[GIVEN DATA start]

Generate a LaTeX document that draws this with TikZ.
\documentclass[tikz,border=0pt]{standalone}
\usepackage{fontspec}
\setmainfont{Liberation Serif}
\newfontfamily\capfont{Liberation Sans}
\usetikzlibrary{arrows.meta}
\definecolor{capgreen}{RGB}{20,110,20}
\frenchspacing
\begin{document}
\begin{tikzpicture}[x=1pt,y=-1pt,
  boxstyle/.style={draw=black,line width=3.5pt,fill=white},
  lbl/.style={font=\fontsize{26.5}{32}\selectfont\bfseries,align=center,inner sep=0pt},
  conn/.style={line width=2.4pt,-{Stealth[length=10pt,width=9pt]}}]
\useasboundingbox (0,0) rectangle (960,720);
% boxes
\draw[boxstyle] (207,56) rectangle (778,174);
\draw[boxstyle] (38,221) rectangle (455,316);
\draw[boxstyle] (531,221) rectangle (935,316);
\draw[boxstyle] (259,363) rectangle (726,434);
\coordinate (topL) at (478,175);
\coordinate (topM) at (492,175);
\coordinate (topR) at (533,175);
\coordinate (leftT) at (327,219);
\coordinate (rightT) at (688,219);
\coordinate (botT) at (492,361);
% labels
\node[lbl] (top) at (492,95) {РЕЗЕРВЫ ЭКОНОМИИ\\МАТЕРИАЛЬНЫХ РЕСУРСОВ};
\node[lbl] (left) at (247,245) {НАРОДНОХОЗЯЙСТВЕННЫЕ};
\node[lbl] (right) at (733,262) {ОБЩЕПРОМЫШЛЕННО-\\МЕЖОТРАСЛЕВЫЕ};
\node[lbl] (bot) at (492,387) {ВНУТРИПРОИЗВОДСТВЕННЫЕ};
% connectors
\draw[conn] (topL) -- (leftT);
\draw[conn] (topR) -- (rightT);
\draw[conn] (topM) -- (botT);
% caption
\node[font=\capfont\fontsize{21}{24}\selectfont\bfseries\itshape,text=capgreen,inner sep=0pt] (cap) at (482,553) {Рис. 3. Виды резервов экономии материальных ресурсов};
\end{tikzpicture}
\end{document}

[GIVEN DATA end]

--- YOUR TASK ---
Each line of the listing above should be output exactly.

--- OUTPUT OF THE TASK ---
Generate a LaTeX document that draws this with TikZ.
\documentclass[tikz,border=0pt]{standalone}
\usepackage{fontspec}
\setmainfont{Liberation Serif}
\newfontfamily\capfont{Liberation Sans}
\usetikzlibrary{arrows.meta}
\definecolor{capgreen}{RGB}{20,110,20}
\frenchspacing
\begin{document}
\begin{tikzpicture}[x=1pt,y=-1pt,
  boxstyle/.style={draw=black,line width=3.5pt,fill=white},
  lbl/.style={font=\fontsize{26.5}{32}\selectfont\bfseries,align=center,inner sep=0pt},
  conn/.style={line width=2.4pt,-{Stealth[length=10pt,width=9pt]}}]
\useasboundingbox (0,0) rectangle (960,720);
% boxes
\draw[boxstyle] (207,56) rectangle (778,174);
\draw[boxstyle] (38,221) rectangle (455,316);
\draw[boxstyle] (531,221) rectangle (935,316);
\draw[boxstyle] (259,363) rectangle (726,434);
\coordinate (topL) at (478,175);
\coordinate (topM) at (492,175);
\coordinate (topR) at (533,175);
\coordinate (leftT) at (327,219);
\coordinate (rightT) at (688,219);
\coordinate (botT) at (492,361);
% labels
\node[lbl] (top) at (492,95) {РЕЗЕРВЫ ЭКОНОМИИ\\МАТЕРИАЛЬНЫХ РЕСУРСОВ};
\node[lbl] (left) at (247,245) {НАРОДНОХОЗЯЙСТВЕННЫЕ};
\node[lbl] (right) at (733,262) {ОБЩЕПРОМЫШЛЕННО-\\МЕЖОТРАСЛЕВЫЕ};
\node[lbl] (bot) at (492,387) {ВНУТРИПРОИЗВОДСТВЕННЫЕ};
% connectors
\draw[conn] (topL) -- (leftT);
\draw[conn] (topR) -- (rightT);
\draw[conn] (topM) -- (botT);
% caption
\node[font=\capfont\fontsize{21}{24}\selectfont\bfseries\itshape,text=capgreen,inner sep=0pt] (cap) at (482,553) {Рис. 3. Виды резервов экономии материальных ресурсов};
\end{tikzpicture}
\end{document}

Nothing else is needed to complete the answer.